Monroe una e due
Firenze: il Gamo omaggia Marilyn Monroe
Il Gamo Festival alle Murate si conclude con un progetto di ampio respiro, una produzione che al teatro guarda per un ritratto vivente dell’attrice più famosa, icona pop dalla personalità complessa, Norma Jeane Mortenson, in arte Marilyn Monroe.
È un teatro da camera, genere già caro a Mauro Cardi in precedenti lavori, qui alla prova, più che in una drammaturgia, in un’evocazione: il testo di Paolo Carradori infatti è un impaginato di memorie e pensieri di diario, un flash-collage sulle molte sfaccettature di una creatura sì bionda svampita - la brava attrice Giulia Perelli - sexy ed esteriore, ma anche donna dal talento offuscato da momenti di depressione e debolezza, adolescente in eterna attesa di conferme. La fonte principale dei testi è nei frammenti di diario (“Fragments”, Feltrinelli, 2010), con un appello sul programma di sala a un ideale pasoliniano - poeta nume anche di altre dive - che ben si lega alla figura di Norma Jeane, destinataria di una poesia nel film La rabbia (1963).
La pièce – un prologo, sei scene, un epilogo, con 2 interludi - è costruita attorno a tre voci e a due piani di lettura: pensieri e ‘voci di dentro’, parole su lei proferite dalla società impersonata da giornalisti e tycoon del cinema, e brani poetici della protagonista stessa, interpretati da una voce di soprano, a sublimare in un canto la tensione fra dentro e fuori, restituendo in melos una sorta di autenticità emotiva. Il lavoro di Cardi, date queste premesse, è sapiente e, diremmo, scaltro, con una strumentazione luminescente e ariosa, il toy piano che evoca la diva bambina (“I wanna be loved by you” è il motto che apre e chiude l’intero lavoro), secche poliritmie in ostinato quando Norma Jeane ricorda i costrittivi esercizi di Lee Strasberg all’Actor’s Studio, una danza vagamente tangueira nell’assolo di fisarmonica poi sviluppato in dialogo con fiati e contrabbasso nella terza scena. L’intervallo di seconda minore ritmicamente stretto, il semitono diatonico, ci è sembrato uno dei principali motori-motivi di un pensiero musicale che si fa quasi pervasiva domanda interiore, iterata, spezzettata fra gli strumenti, forse correlativo oggettivo di un’ansia della protagonista.

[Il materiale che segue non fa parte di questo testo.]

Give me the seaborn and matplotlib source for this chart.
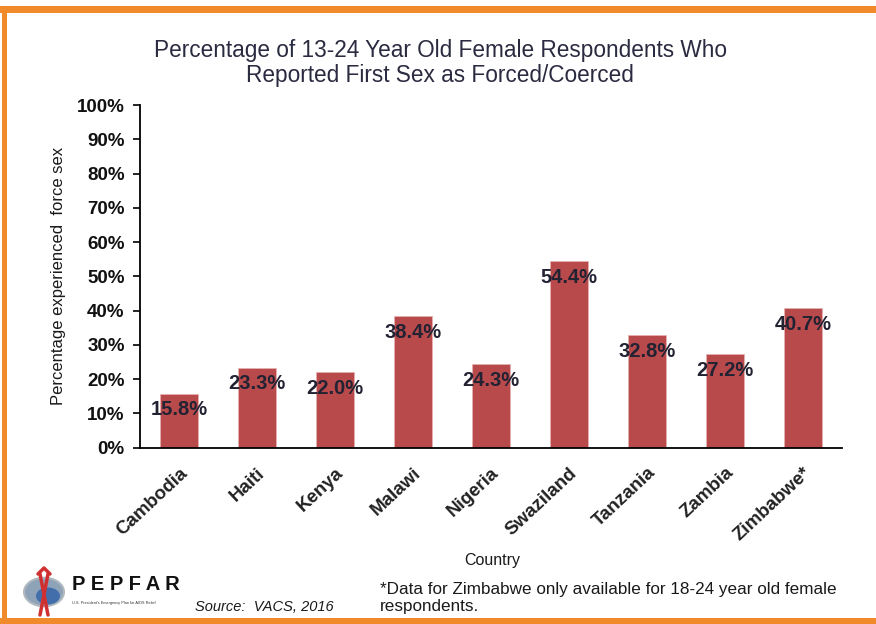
import matplotlib
matplotlib.use("Agg")
import matplotlib.pyplot as plt
import seaborn as sns
import pandas as pd
from matplotlib.patches import Rectangle, Circle
from matplotlib.lines import Line2D

countries = ["Cambodia", "Haiti", "Kenya", "Malawi", "Nigeria",
             "Swaziland", "Tanzania", "Zambia", "Zimbabwe*"]
values = [15.8, 23.3, 22.0, 38.4, 24.3, 54.4, 32.8, 27.2, 40.7]
y_ticks = [0, 10, 20, 30, 40, 50, 60, 70, 80, 90, 100]
y_tick_labels = [f"{t}%" for t in y_ticks]

title = "Percentage of 13-24 Year Old Female Respondents Who\nReported First Sex as Forced/Coerced"
y_label = "Percentage experienced  force sex"
x_label = "Country"
source = "Source:  VACS, 2016"
footnote = "*Data for Zimbabwe only available for 18-24 year old female\nrespondents."

sns.set_theme(style="white")
plt.rcParams["font.family"] = ["Liberation Sans", "DejaVu Sans"]

df = pd.DataFrame({"Country": countries, "Value": values})

W, H = 876, 624
fig = plt.figure(figsize=(W / 100, H / 100), dpi=100)
fig.patch.set_facecolor("white")

ax = fig.add_axes([140 / W, 1 - 447.7 / H, (842 - 140) / W, (447.7 - 105) / H])
sns.barplot(data=df, x="Country", y="Value", color="#B84A4C", saturation=1,
            width=0.48, edgecolor="#E8B0B0", linewidth=0.6, ax=ax)

ax.set_xlim(-0.5, len(countries) - 0.5)
ax.set_ylim(0, 100)
ax.set_yticks(y_ticks)
ax.set_yticklabels(y_tick_labels, fontsize=13.5, fontweight="bold", color="#111111")
ax.set_xticks(range(len(countries)))
ax.set_xticklabels(countries, rotation=43, ha="right", rotation_mode="anchor",
                   fontsize=13.5, fontweight="bold", color="#222222")
ax.set_xticks([i - 0.5 for i in range(len(countries) + 1)], minor=True)
ax.tick_params(axis="x", which="major", length=0, pad=12)
ax.tick_params(axis="x", which="minor", length=5, width=1.2, color="black", direction="out")
ax.tick_params(axis="y", which="major", length=5, width=1.2, color="black", direction="out", pad=6,
               left=True)
ax.set_xlabel("")
ax.set_ylabel(y_label, fontsize=12, color="#1a1a1a", labelpad=8)
for s in ["top", "right"]:
    ax.spines[s].set_visible(False)
for s in ["left", "bottom"]:
    ax.spines[s].set_visible(True)
    ax.spines[s].set_color("black")
    ax.spines[s].set_linewidth(1.3)

for i, v in enumerate(values):
    ax.annotate(f"{v:.1f}%", (i, v), xytext=(0, -16), textcoords="offset pixels",
                ha="center", va="center", fontsize=14.5, fontweight="bold", color="#222233")

fig.text(440 / W, 1 - 63 / H, title, ha="center", va="center", fontsize=16.3,
         color="#2a2a40", linespacing=1.15)
fig.text(492 / W, 1 - 560 / H, x_label, ha="center", va="center", fontsize=11.5, color="#1a1a1a")
fig.text(195 / W, 1 - 607 / H, source, ha="left", va="center", fontsize=10.5,
         style="italic", color="#1a1a1a")
fig.text(380 / W, 1 - 598 / H, footnote, ha="left", va="center", fontsize=12.3,
         color="#1a1a1a", linespacing=1.15)

# PEPFAR logo (approximate)
fig.patches.append(Circle((44 / W, 1 - 592 / H), radius=20 / W, transform=fig.transFigure,
                          facecolor="#8FA3B8", edgecolor="#B0B8C0", linewidth=1.5))
fig.patches.append(Circle((48 / W, 1 - 596 / H), radius=12 / W, transform=fig.transFigure,
                          facecolor="#2F63A8", edgecolor="none", alpha=0.8))
fig.lines.append(Line2D([38 / W, 44 / W, 50 / W], [1 - 574 / H, 1 - 568 / H, 1 - 574 / H],
                        transform=fig.transFigure, color="#D03030", linewidth=2.5))
fig.lines.append(Line2D([40 / W, 48 / W], [1 - 574 / H, 1 - 615 / H],
                        transform=fig.transFigure, color="#D03030", linewidth=2.5))
fig.lines.append(Line2D([48 / W, 40 / W], [1 - 574 / H, 1 - 615 / H],
                        transform=fig.transFigure, color="#D03030", linewidth=2.5))
fig.text(72 / W, 1 - 585 / H, "P E P F A R", ha="left", va="center", fontsize=14.5,
         fontweight="bold", color="#111111")
fig.text(72 / W, 1 - 603 / H, "U.S. President's Emergency Plan for AIDS Relief", ha="left",
         va="center", fontsize=2.8, color="#333333")

# orange frame
orange = "#F08A2A"
fig.patches.append(Rectangle((0, 1 - 13 / H), 1, 7 / H, transform=fig.transFigure,
                             facecolor=orange, edgecolor="none"))
fig.patches.append(Rectangle((2 / W, 0), 5 / W, 1 - 6 / H, transform=fig.transFigure,
                             facecolor=orange, edgecolor="none"))
fig.patches.append(Rectangle((0, 0), 1, 6 / H, transform=fig.transFigure,
                             facecolor=orange, edgecolor="none"))

fig.savefig("out.png", dpi=100)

Cucire i frammenti, sfida non semplice. Ampio spazio era destinato a un melologo fra le voci, mentre l’utilizzo della voce cantata in tre momenti climax suscitava il desiderio di ascoltarne di più e più a lungo, di canto, e forse meno, di parola parlata, ma sono riflessioni e preferenze personali di chi scrive. Si è notato però come sul finire della storia la frammentarietà di segno un po’ si sciolga e la scrittura sembri distendersi in suoni lunghi e fasce armoniche, entrando in empatia con la protagonista, a incarnarne il dramma profondo e dal tragico esito. Arduo anche il lavoro di regia di Barbara Roganti in uno spazio come la Sala Ketty la Rocca, ma riuscito, ci convincono in particolare le sue parole a presentazione del lavoro, al “Non parlate di me quando me ne sarò andata” di Marilyn aggiunge il suo personale: “provate, piuttosto, a suonare di me”.
A suonare di lei, sotto la direzione impeccabile di Francesco Gesualdi, i bravi i musicisti che vanno nominati e applauditi, come d’altronde ha fatto con calore il pubblico che riempiva la sala, erano Giulia
Perelli, attrice e Giulia Zaniboni, soprano - le due Marilyn - Andrea De Luca, voce fuori scena-coro di voci della contemporaneità, Sara Minelli flauto, Marco Facchini violino, Michele Bianchini sassofono, Giacomo Piermatti contrabbasso, Nicola Tommasini fisarmonica, Ilaria Baldaccini toy piano.